DROP TABLE IF EXISTS Customer;
CREATE TABLE Customer (
churn int,
months int,
uniqsubs int,
actvsubs int,
crdlscod VARCHAR(2),
asl_flag VARCHAR(1),
prizm_social_one VARCHAR(1),
area VARCHAR(50),
phones int,
models int,
truck int,
rv int,
own_rent VARCHAR(1),
lor int,
dwlltype VARCHAR(1),
marital VARCHAR(1),
adults int,
infobase VARCHAR(1),
income int,
numbcars int,
HHStatin VARCHAR(1),
dwllsize VARCHAR(1),
forgntvl int,
ethnic VARCHAR(1),
kid0_2 VARCHAR(1),
kid3_5 VARCHAR(1),
kid6_10 VARCHAR(1),
kid11_15 VARCHAR(1),
kid16_17 VARCHAR(1),
Customer_ID VARCHAR(10),
PRIMARY KEY(Customer_ID)
);
LOAD DATA LOCAL INFILE
'C:/Users/Jake/Documents/ryersoncapstone1/Customer_info.csv'
INTO TABLE Customer
FIELDS TERMINATED BY ','
LINES TERMINATED BY '\n'
IGNORE 1 ROWS;
Part 2) I will connect to the server with R and pull the data for cleaning - handling NA, restructuring variables - to prepare it for Exploratory Analysis. With Weka I can leverage java-powered machine learning to return cluster analysis, decision trees and infogain from variables to better look at predictors of churn.
cn <- dbConnect(drv = RMySQL::MySQL(),
username = "root",
password = Sys.getenv("MY_PASS"),
host = Sys.getenv("MY_HOST"),
port = 3306,
dbname = "capstoneryersonMYSQL")
Billing <- dbGetQuery(cn, "SELECT * FROM Billing;")
Customer <- dbGetQuery(cn, "SELECT * FROM Customer;")
CustService <- dbGetQuery(cn, "SELECT * FROM CustServ;")
Operations <- dbGetQuery(cn, "SELECT * FROM Operations;")
Product <- dbGetQuery(cn, "SELECT * FROM Product;")
Service <- dbGetQuery(cn, "SELECT * FROM Service;")
tele_clean <- inner_join(Billing, Customer) %>%
inner_join(CustService) %>%
inner_join(Operations) %>%
inner_join(Product) %>%
inner_join(Service)
write_csv(tele, "tele.csv")
Plenty of cleaning NAs in the .rmd where tele becomes tele_clean
which(is.na(tele_clean))
Part 3) I will reduce the dimensions of the data using techniques that look at reducing rows by normalizing the data into z-scores and removing those which test in the 99% confidence of being an outlier. I will reduce the number of variables in half with techniques which examine high multicolinearity, near-zero variance, low information-gain and low Boruta importance. This increases the accuracies while reducing the computation time required.
removed1 <- low_variance
removed2 <- churn_infogain %>%
filter(churn_wekainfo <0.0002) %>%
select(variable) %>%
unlist()
removed3 <- names(boruta_output$finalDecision[boruta_output$finalDecision %in% "Rejected"])

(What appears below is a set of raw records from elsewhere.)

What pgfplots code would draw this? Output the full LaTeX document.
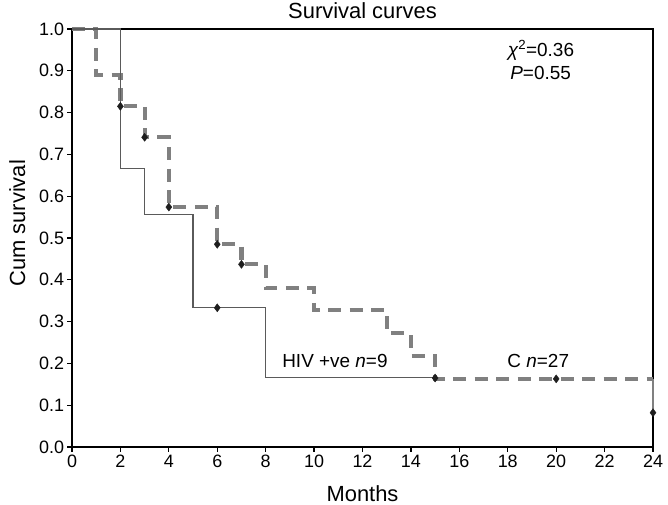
\documentclass[border=0pt]{standalone}
\usepackage{pgfplots}
\pgfplotsset{compat=1.18}
\usepackage{fontspec}
\setmainfont{Liberation Sans}
\definecolor{dgray}{RGB}{128,128,128}
\definecolor{sgray}{RGB}{90,90,90}
\definecolor{mk}{RGB}{30,30,30}
\begin{document}
\begin{tikzpicture}
\begin{axis}[
  scale only axis, width=581bp, height=418bp,
  xmin=0, xmax=24, ymin=0, ymax=1,
  clip=false,
  xtick={0,2,4,6,8,10,12,14,16,18,20,22,24},
  ytick={0,0.1,0.2,0.3,0.4,0.5,0.6,0.7,0.8,0.9,1.0},
  tick pos=left,
  tick align=outside,
  major tick length=4.5bp,
  tick style={black, line width=1.3bp},
  axis line style={black, line width=1.6bp},
  /pgf/number format/assume math mode=true,
  ticklabel style={font=\fontsize{18}{20}\selectfont},
  yticklabel style={/pgf/number format/.cd, fixed, fixed zerofill, precision=1},
  xticklabel style={/pgf/number format/.cd, fixed, precision=0},
  title={Survival curves},
  title style={at={(axis description cs:0.5,1)}, anchor=base, yshift=5bp, font=\fontsize{22}{26}\selectfont},
  xlabel={Months},
  xlabel style={at={(axis description cs:0.5,-0.111)}, anchor=center, font=\fontsize{22}{26}\selectfont},
  ylabel={Cum survival},
  ylabel style={at={(axis description cs:-0.094,0.535)}, anchor=center, rotate=0, font=\fontsize{22}{26}\selectfont},
]
% Control group (dashed)
\addplot[dgray, line width=4.2bp, dash pattern=on 13bp off 8.5bp, const plot] coordinates {
  (0,1.0) (1,0.889) (2,0.815) (3,0.741) (4,0.574) (6,0.485) (7,0.437) (8,0.380)
  (10,0.327) (13,0.272) (14,0.218) (15,0.163) (24,0.163)
};
\addplot[dgray, line width=1.5bp] coordinates {(24,0.163) (24,0.082)};
% HIV +ve group (solid)
\addplot[sgray, line width=1.3bp, const plot] coordinates {
  (0,1.0) (2,0.667) (3,0.556) (5,0.333) (8,0.167) (15,0.167)
};
% censor marks
\addplot[only marks, mark=diamond*, mark size=4bp, mk] coordinates {
  (2,0.815) (3,0.741) (4,0.574) (6,0.485) (7,0.437) (15,0.165) (20,0.163) (24,0.082) (6,0.333)
};
\node[anchor=base west, font=\fontsize{19}{22}\selectfont, inner sep=0pt] at (axis cs:18.0,0.935) {{\itshape χ}\textsuperscript{2}=0.36};
\node[anchor=base west, font=\fontsize{19}{22}\selectfont, inner sep=0pt] at (axis cs:18.1,0.878) {{\itshape P}=0.55};
\node[anchor=base west, font=\fontsize{19}{22}\selectfont, inner sep=0pt] at (axis cs:17.98,0.191) {C {\itshape n}=27};
\node[anchor=base west, font=\fontsize{19}{22}\selectfont, inner sep=0pt] at (axis cs:8.68,0.189) {HIV +ve {\itshape n}=9};
\coordinate (SW) at (rel axis cs:0,0);
\coordinate (NE) at (rel axis cs:1,1);
\end{axis}
\pgfresetboundingbox
\path ([xshift=-72bp,yshift=-58bp]SW) rectangle ([xshift=15bp,yshift=29bp]NE);
\end{tikzpicture}
\end{document}
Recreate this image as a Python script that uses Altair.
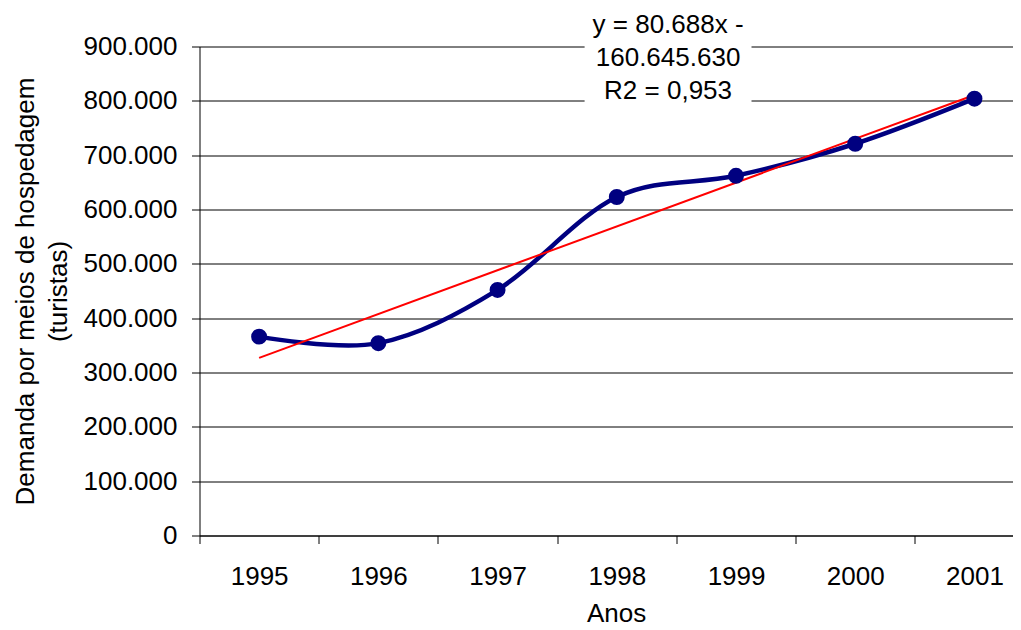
import altair as alt
import pandas as pd

# ---- data ----
anos = [1995, 1996, 1997, 1998, 1999, 2000, 2001]
demanda = [366000, 354000, 452000, 623000, 662000, 721000, 804000]
y_ticks = [0, 100000, 200000, 300000, 400000, 500000, 600000, 700000, 800000, 900000]
x_ticks = [1994.5, 1995.5, 1996.5, 1997.5, 1998.5, 1999.5, 2000.5]
eq_lines = ["y = 80.688x -", "160.645.630", "R2 = 0,953"]
y_title = ["Demanda por meios de hospedagem", "(turistas)"]
x_title = "Anos"

df = pd.DataFrame({"ano": anos, "demanda": demanda})

# annotation placement (data coordinates)
ann = pd.DataFrame({"x": [1998.43], "y": [924000], "t": ["\n".join(eq_lines)]})
box = pd.DataFrame({"x": [1997.73], "x2": [1999.13], "y": [794000], "y2": [990000]})

FONT = "Liberation Sans"
x_scale = alt.Scale(domain=[1994.5, 2001.319], nice=False, zero=False)
y_scale = alt.Scale(domain=[0, 900000], nice=False, zero=True)

x_axis = alt.Axis(
    values=x_ticks, labelExpr="format(datum.value + 0.5, 'd')", labelOffset=59.65,
    labelFlush=False, labelOverlap=False, labelBound=False, grid=False,
    tickSize=8, tickColor="black", domainColor="black", tickWidth=1, domainWidth=1,
    labelFont=FONT, labelFontSize=26, labelColor="black", labelPadding=20,
    title=x_title, titleFont=FONT, titleFontSize=26, titleFontWeight="normal",
    titleColor="black", titleX=416.5, titleY=85.5, titleBaseline="alphabetic",
    titleAlign="center",
)
y_axis = alt.Axis(
    values=y_ticks, labelExpr="replace(format(datum.value, ','), ',', '.')",
    grid=True, gridColor="black", gridWidth=1, gridOpacity=1,
    tickSize=8, tickColor="black", domainColor="black", tickWidth=1, domainWidth=1,
    labelFont=FONT, labelFontSize=26, labelColor="black", labelPadding=14.5,
    labelOverlap=False, labelFlush=False,
    title=y_title, titleFont=FONT, titleFontSize=26, titleFontWeight="normal",
    titleColor="black", titleX=-166.5, titleY=244.5, titleAngle=270,
    titleBaseline="alphabetic", titleAlign="center", titleLineHeight=33,
)

base = alt.Chart(df)

line = base.mark_line(color="#000080", strokeWidth=4.5, interpolate="cardinal").encode(
    x=alt.X("ano:Q", scale=x_scale, axis=x_axis),
    y=alt.Y("demanda:Q", scale=y_scale, axis=y_axis),
)

trend = base.transform_regression("ano", "demanda").mark_line(
    color="#FF0000", strokeWidth=2
).encode(
    x=alt.X("ano:Q", scale=x_scale, axis=x_axis),
    y=alt.Y("demanda:Q", scale=y_scale, axis=y_axis),
)

points = base.mark_point(filled=True, size=254, color="#000080", opacity=1).encode(
    x=alt.X("ano:Q", scale=x_scale, axis=x_axis),
    y=alt.Y("demanda:Q", scale=y_scale, axis=y_axis),
)

rect = alt.Chart(box).mark_rect(color="white", opacity=1).encode(
    x=alt.X("x:Q", scale=x_scale, axis=x_axis),
    x2="x2:Q",
    y=alt.Y("y:Q", scale=y_scale, axis=y_axis),
    y2="y2:Q",
)

text = alt.Chart(ann).mark_text(
    font=FONT, fontSize=26, lineHeight=33, align="center", baseline="alphabetic",
    color="black", lineBreak="\n",
).encode(
    x=alt.X("x:Q", scale=x_scale, axis=x_axis),
    y=alt.Y("y:Q", scale=y_scale, axis=y_axis),
    text="t:N",
)

chart = alt.layer(rect, line, trend, points, text).properties(
    width=813, height=489,
    autosize=alt.AutoSizeParams(type="none"),
    padding={"left": 191.5, "top": 38.5, "right": 0.5, "bottom": 94.5},
    background="white",
).configure_view(stroke=None)

chart.save("out.html", embed_options={"renderer": "svg", "actions": False})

nums <- unlist(lapply(final_set, is.numeric))
caret_high_correlation<- preProcess(x=final_set[,nums], method = c("corr"))
removed4 <- caret_high_correlation$method$remove
removed5 <- caret_high_correlation$method$ignore
Part 4) I will then train, validate and compare classification methods with R, using the following models: base R's Logistic Regression, Caret's 10-Fold Logistic Regression, Caret's Gradient Boost Machine, Weka's LogitBoost, Weka's Naive Bayes, and Weka's Random Forest models and evaluate the best model based on AUC, Lift and False-Positive Rate. I can then evaluate the projected revenue earned by my Churn Management Program which targets the top 5% of predicted-to-chun customers with a $50 rebate aimed to retain 30%. This is why a strong lift and low false-positive rate benefit the goal of the Churn Management Program.
Using this information, I will simulate ad-hoc reporting using Tableau. Ex. Studying behaviours of new home owners with a newborn child. As well, generate monthly earnings and demographics. More here: Jake's Public Tableau
This all will showcase my ability to optimize and compare classification models from different packages, utilize pre-built reporting tool (Tableau) to generate reports, design & interact with a cloud-based dataset by writing scripts and connections and cleaning & mutating a dataset in R.
The Churn Management Program is projected to retain $7,831,250 from a sample of 500,000 customers when offering a $50 rebate at 50c cost to communicate to the 5% likeliest-to-churn customer as predicted by our Random Forest Model at a 30% success rate. The success rate effectiveness will depend on the campaign (e-mail or telemarketing) incorporating friendlier trends into the offer to lower the customer's likelihood to churn. Ex. Increase their phone usage, tie the discount to monthly terms, or offer new product at reduced rate.